Lukashenko reportedly made the comments while discussing Belarusian police's proposal to punish people who "intentionally don't work."

"We need to make these people work using any means we know and can handle," Lukashenko said, according to the Moscow Times.

Alexander Lukashenko Belarusian President Alexander Lukashenko speaks to the media in Minsk, Belarus, Nov. 30, 2012. (AP/Sergei Grits, File)

The Belarusian president set a Jan. 1 deadline for introducing measures that would help combat what he calls "social parasitism," a phrase that was coined during the Soviet-era in which being unemployed was considered a criminal offense.

The phrase "social parasitism" is based on the socialist belief that anyone who is physically and mentally able to work owes it to their society to do so in order to establish a utopian communist state.
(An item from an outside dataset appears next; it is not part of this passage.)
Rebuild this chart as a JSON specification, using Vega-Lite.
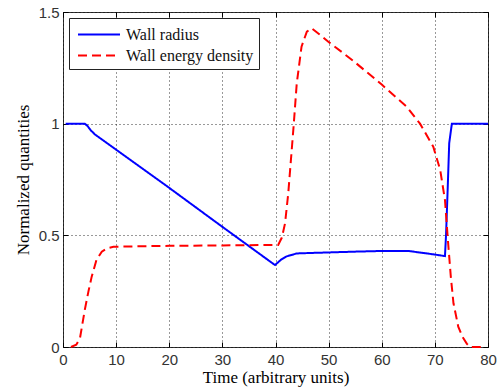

"You want to bring back [the phrase] 'social parasitism,' do it. That would be easier for the people to understand," Lukashenka said.

This most recent development is nothing uncharacteristic of Lukashenko, who in 2012 barred employees of the state-run timber industry from quitting their jobs without approval from a member of upper-management. In May, he took a similar approach to the country's agriculture industry.

While the official unemployment rate in Belarus is less than 1 percent, the International Labor Organization suggests the actual number of people who are out of work (without taking into account the number of children and those who are otherwise unable to work) is 24 percent, or about 2.16 million people out of the nine million people who live there.